Lösungsoption: Komplementäres Kooperationsverständnis
Grundsätzlich bewerten wir die vom Management und Controlling - wie oben
beschrieben - gezeigten Denk- und Verhaltensweisen als Problemlösungsversuche.
Je mehr sich diese Versuche wiederholen, verselbständigen sie sich jedoch
und führen zum Scheitern nach dem Prinzip des Unterlassens von Handlungen,
die besser vollzogen würden, beziehungsweise des Vollzugs von Handlungen,
die besser unterlassen würden. Das zu beobachtende Konfliktlösungsmuster
lässt sich beschreiben, als versuche jemand mit dem Kopf durch die Wand
zu laufen und, wenn es nicht funktioniert, noch einmal einen neuerlichen Anlauf
zu nehmen, anstatt eine Tür zu suchen.
Lösungsorientierte Konfliktstrategien sollten ihre Aufmerksamkeit auf
eine professionelle Klärung der Erwartungshaltung von Management und Controlling
richten, welche sich an Funktion, Zielsetzung und Aufgabenstellung orientiert.

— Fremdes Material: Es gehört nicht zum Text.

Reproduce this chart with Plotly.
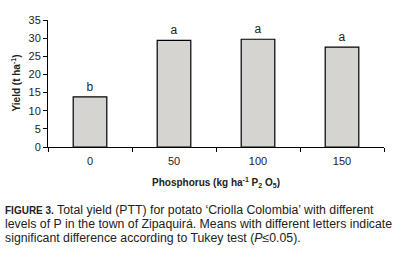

So wird vermieden, dass unerfüllbare Aufgaben an sich selbst und an andere
gestellt werden. Es müssen die Management- und Controllingaufgaben klar
definiert und kommuniziert werden und somit auf den unterschiedlichen Ebenen
nachvollziehbar sein. Dies ermöglicht letztlich beiden Seiten zu wissen,
wann und wie der Einzelnen erfolgreich ist.
Ein komplementäres Kooperationsverständnis gibt die Chance, gemeinsam
ergänzend an einer Lösung zu arbeiten, für die Zukunft gemeinsam
zu lernen, in kreativer Unterschiedlichkeit Lösungsvorschläge zu entwickeln,
respektvoll mit sich differenzierenden Sichtweisen umzugehen.
Dies ist eine grundlegende Voraussetzung, Controlling als Veränderungsbegleitung
zu verstehen. Die Zukunft von Controlling ist die rasche Einstellung von Entscheidungsgrundlagen
und der überlegte Umgang mit den Menschen, die diese Entscheidungsgrundlagen
für ihre Aufgabenerfüllung benötigen.